Dancing and Rafat and Khaloud

   On with the blog, after fumbling and mumbling and punching keys and conniving with Khitam to get back to the blog and publish the last one, which is riddled with typos - do we call them typos in cyberland?  Apologies.  I'm not a Ludite, just a very slow cyber-learner.
   Last night we attended the opening of the Ramallah Contemporary Dance Festival at the Palestinian National Theatre in East Jerusalem.  Now the title bears some explaining.  Ramallah is north of Jerusalem and home to numerous NGO's and the offices of the Palestine Authority, the governing body of Palestinians on the West Bank.  East Jerusalem is the future capital of an independent Palestine if there is an independent Palestine and if the international community supports Palestine's claim and if Israel relents.  None of this is guaranteed; far from it!  With Palestine divided into area A, administered by the Palestine Authority; area B - jointly administered by the Authority and Israel; and area C, administered by Israel and comprising 65% of the West Bank; and with Israel able to intervene in areas A or B and the Palestinians having no significant military or police force, the Palestinians don't have much say in the matter.  Unless strongly backed by the rest of the world, particulary by the United States, Palestinians have little hope of an independent contiguous state.

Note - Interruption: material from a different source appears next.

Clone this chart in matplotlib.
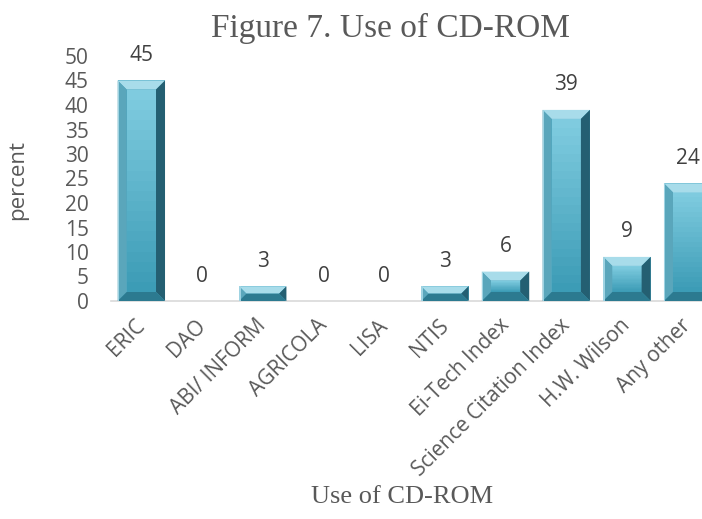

   So the Ramallah Contemporary Dance Festival is held in Ramallah and East Jerusalem because Palestinians on the West Bank cannot attend it in East Jerusalem, and Palestinians living in East Jerusalem cannot attend it in Ramallah.  This separation affects the development of Palestinian art, among other things.  Artists from the West Bank and artists in East Jerusalem cannot get together.  This blocks the development of a national theater, dance program, opera, symphony, art program, of sharing knowledge, technique, art!  However, Palestinians keep trying and they are succeeding in large and small ways.  I wrote about the concert at the refugee camp outside Bethlehem.  And now a dance festival.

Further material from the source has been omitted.